In Turkey the Soma miners were busily extracting so-called lignite, which holds less energy than other kinds of the burning rock. Such brown coal is really just buried and compressed peat. Lignite is the most polluting form of the most polluting fossil fuel, whether in terms of the climate change–inducing greenhouse gases released when it is burned or various other forms of air pollution.

But in Kemper County, Miss., a new power plant tied to a lignite mine could point the way to an alternative future for such dirty coal. "They mine the lignite right there and just put it in," explained Secretary of Energy Ernest Moniz in an interview with Scientific American last year. "We're going to go low-carbon but we think all the fuels with enough investment are going to have a place in that low-carbon world."
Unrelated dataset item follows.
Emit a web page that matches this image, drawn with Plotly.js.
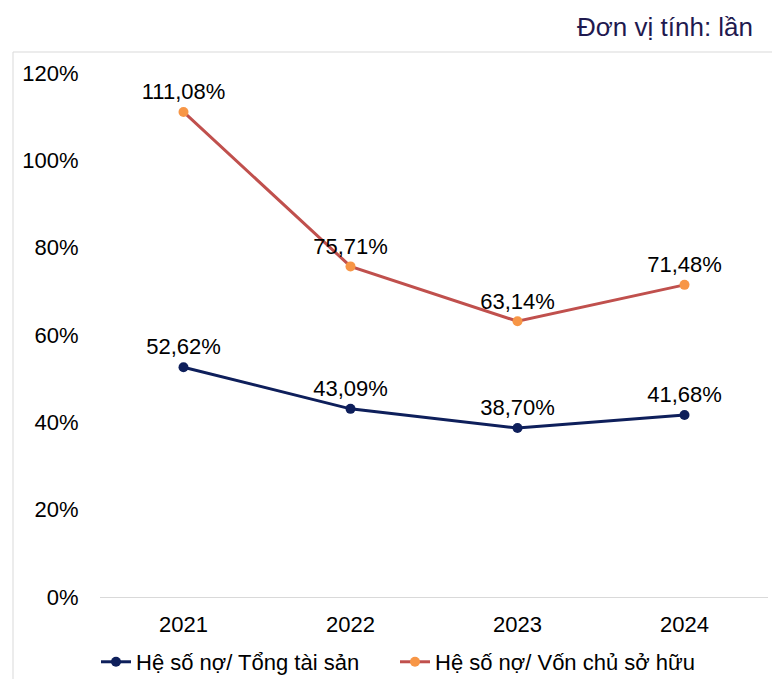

The Kemper integrated gasification combined cycle power plant will first turn the lignite into a gas for fuel, in the meantime stripping out the contaminants that cause air pollution, including capturing roughly two thirds of the carbon dioxide that would otherwise hit the atmosphere when the fuel is burned. That captured CO2 is then piped 100 kilometers to an old oil field, where it is pumped underground to scour out more crude, putting some of the CO2 back where it came from, albeit in a different form. Such enhanced oil recovery is meant to address the primary problem with such cleaner coal: cost.

Coal is expensive

The Kemper power plant is the fruit of several demonstration projects, including Mountaineer in West Virginia, to show that burning coal does not have to cause climate change. But such efforts have been stymied by the fact that making coal clean means making it more expensive.

The only reason coal is cheap is because the human costs of coal are not included in its price. Companies that take coal out of the ground don't have to pay to put it back in safely, after it's been reduced to toxic ash by burning. And firms that burn coal do not pay the medical bills of people stricken by breathing ailments as a result of air pollution. And no one pays, at least in the short run, to dump CO2 into the atmosphere, where it is steadily accumulating, trapping more and more heat and changing the global climate. It seems the dismal science of economics has trapped people in an abusive relationship with the dirtiest fossil fuel.